• _Exercise directions_
Without the pictures, extract every line from the start of the material to the line containing "var yTicks = [0.0, 0.1, 0.2, 0.3, 0.4, 0.5, 0.6, 0.7];", both ends included.

• _Supplied material_
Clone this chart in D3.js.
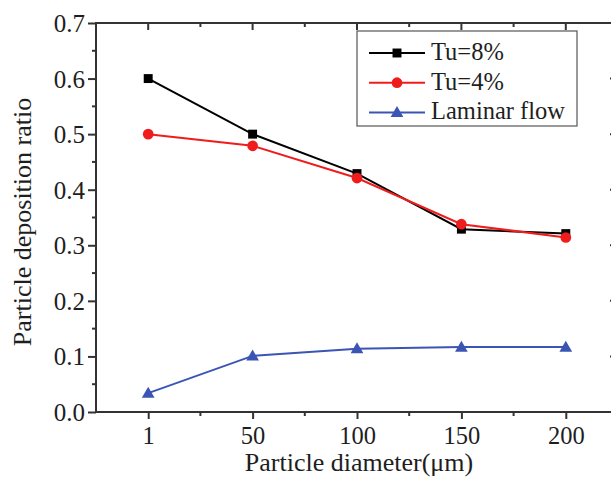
<!DOCTYPE html>
<html>
<head>
<meta charset="utf-8">
<script src="https://cdn.jsdelivr.net/npm/d3@7"></script>
<style>
  body { margin: 0; background: #fff; }
  svg text { font-family: "Liberation Serif", "Times New Roman", serif; fill: #1e1e1e; }
</style>
</head>
<body>
<svg id="chart" width="611" height="478"></svg>
<script>
// data
var diameters = ["1", "50", "100", "150", "200"];
var tu8 = [0.600, 0.500, 0.429, 0.329, 0.321];
var tu4 = [0.500, 0.479, 0.421, 0.338, 0.314];
var laminar = [0.034, 0.101, 0.114, 0.117, 0.117];
var yTicks = [0.0, 0.1, 0.2, 0.3, 0.4, 0.5, 0.6, 0.7];

var series = [
  { name: "Tu=8%", values: tu8, color: "#000000", shape: "square" },
  { name: "Tu=4%", values: tu4, color: "#f01c1c", shape: "circle" },
  { name: "Laminar flow", values: laminar, color: "#3a55b4", shape: "triangle" }
];

// plot frame
var plotLeft = 96, plotRight = 618, plotTop = 23, plotBottom = 412;

var svg = d3.select("#chart");

var x = d3.scalePoint()
  .domain(diameters)
  .range([plotLeft, plotRight])
  .padding(0.5);

var y = d3.scaleLinear()
  .domain([0, 0.7])
  .range([plotBottom, plotTop]);

// minor tick positions (halfway between the majors)
var xMinor = [];
for (var i = 0; i < diameters.length - 1; i++) {
  xMinor.push((x(diameters[i]) + x(diameters[i + 1])) / 2);
}
var yMinor = d3.range(0.05, 0.7, 0.1);

var axisColor = "#333";

// bottom axis
var gx = svg.append("g")
  .attr("transform", "translate(0," + plotBottom + ")")
  .call(d3.axisBottom(x).tickSize(7).tickSizeOuter(0));
gx.selectAll("text").attr("font-size", 24.5).attr("y", 32).attr("dy", 0);
gx.selectAll("line").attr("stroke", axisColor).attr("stroke-width", 2);
gx.select(".domain").remove();
gx.selectAll(".minor").data(xMinor).enter().append("line")
  .attr("x1", d => d).attr("x2", d => d)
  .attr("y1", 0).attr("y2", 4)
  .attr("stroke", axisColor).attr("stroke-width", 2);

// top axis, ticks inward
var gt = svg.append("g").attr("transform", "translate(0," + plotTop + ")");
gt.selectAll(".major").data(diameters).enter().append("line")
  .attr("x1", d => x(d)).attr("x2", d => x(d))
  .attr("y1", 0).attr("y2", 7)
  .attr("stroke", axisColor).attr("stroke-width", 2);
gt.selectAll(".minor").data(xMinor).enter().append("line")
  .attr("x1", d => d).attr("x2", d => d)
  .attr("y1", 0).attr("y2", 4)
  .attr("stroke", axisColor).attr("stroke-width", 2);

// left axis
var gy = svg.append("g")
  .attr("transform", "translate(" + plotLeft + ",0)")
  .call(d3.axisLeft(y).tickValues(yTicks).tickFormat(d3.format(".1f"))
    .tickSize(8).tickSizeOuter(0).tickPadding(3));
gy.selectAll("text").attr("font-size", 25).attr("dy", "0.34em");
gy.selectAll("line").attr("stroke", axisColor).attr("stroke-width", 2);
gy.select(".domain").remove();
gy.selectAll(".minor").data(yMinor).enter().append("line")
  .attr("x1", -4).attr("x2", 0)
  .attr("y1", d => y(d)).attr("y2", d => y(d))
  .attr("stroke", axisColor).attr("stroke-width", 2);

// right axis, ticks inward
svg.append("g").selectAll("line").data(yTicks).enter().append("line")
  .attr("x1", plotRight - 8).attr("x2", plotRight)
  .attr("y1", d => y(d)).attr("y2", d => y(d))
  .attr("stroke", axisColor).attr("stroke-width", 2);

// frame
svg.append("rect")
  .attr("x", plotLeft).attr("y", plotTop)
  .attr("width", plotRight - plotLeft).attr("height", plotBottom - plotTop)
  .attr("fill", "none").attr("stroke", axisColor).attr("stroke-width", 2);

// markers
var symbols = { square: d3.symbolSquare, circle: d3.symbolCircle, triangle: d3.symbolTriangle };
var sizes = { square: 80, circle: 90, triangle: 70 };

function drawMarker(g, shape, color, cx, cy) {
  g.append("path")
    .attr("d", d3.symbol().type(symbols[shape]).size(sizes[shape])())
    .attr("transform", "translate(" + cx + "," + (cy + (shape === "triangle" ? 1 : 0)) + ")")
    .attr("fill", color);
}

var line = d3.line()
  .x((d, i) => x(diameters[i]))
  .y(d => y(d));

series.forEach(function (s) {
  svg.append("path")
    .datum(s.values)
    .attr("d", line)
    .attr("fill", "none")
    .attr("stroke", s.color)
    .attr("stroke-width", 2);
  var g = svg.append("g");
  s.values.forEach(function (v, i) {
    drawMarker(g, s.shape, s.color, x(diameters[i]), y(v));
  });
});

// legend
var lg = svg.append("g");
lg.append("rect")
  .attr("x", 357).attr("y", 31)
  .attr("width", 220).attr("height", 95)
  .attr("fill", "#fff").attr("stroke", "#555").attr("stroke-width", 1.2);
series.forEach(function (s, i) {
  var ly = 53 + i * 29.7;
  lg.append("line")
    .attr("x1", 369).attr("x2", 425)
    .attr("y1", ly).attr("y2", ly)
    .attr("stroke", s.color).attr("stroke-width", 2);
  drawMarker(lg, s.shape, s.color, 397, ly);
  lg.append("text")
    .attr("x", 431).attr("y", ly + 7)
    .attr("font-size", 24.5)
    .text(s.name);
});

// axis titles
svg.append("text")
  .attr("x", 359).attr("y", 471)
  .attr("text-anchor", "middle")
  .attr("font-size", 26)
  .text("Particle diameter(\u03bcm)");

svg.append("text")
  .attr("transform", "translate(31,222) rotate(-90)")
  .attr("text-anchor", "middle")
  .attr("font-size", 26)
  .text("Particle deposition ratio");
</script>
</body>
</html>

• _Completed task_
Clone this chart in D3.js.
<!DOCTYPE html>
<html>
<head>
<meta charset="utf-8">
<script src="https://cdn.jsdelivr.net/npm/d3@7"></script>
<style>
  body { margin: 0; background: #fff; }
  svg text { font-family: "Liberation Serif", "Times New Roman", serif; fill: #1e1e1e; }
</style>
</head>
<body>
<svg id="chart" width="611" height="478"></svg>
<script>
// data
var diameters = ["1", "50", "100", "150", "200"];
var tu8 = [0.600, 0.500, 0.429, 0.329, 0.321];
var tu4 = [0.500, 0.479, 0.421, 0.338, 0.314];
var laminar = [0.034, 0.101, 0.114, 0.117, 0.117];
var yTicks = [0.0, 0.1, 0.2, 0.3, 0.4, 0.5, 0.6, 0.7];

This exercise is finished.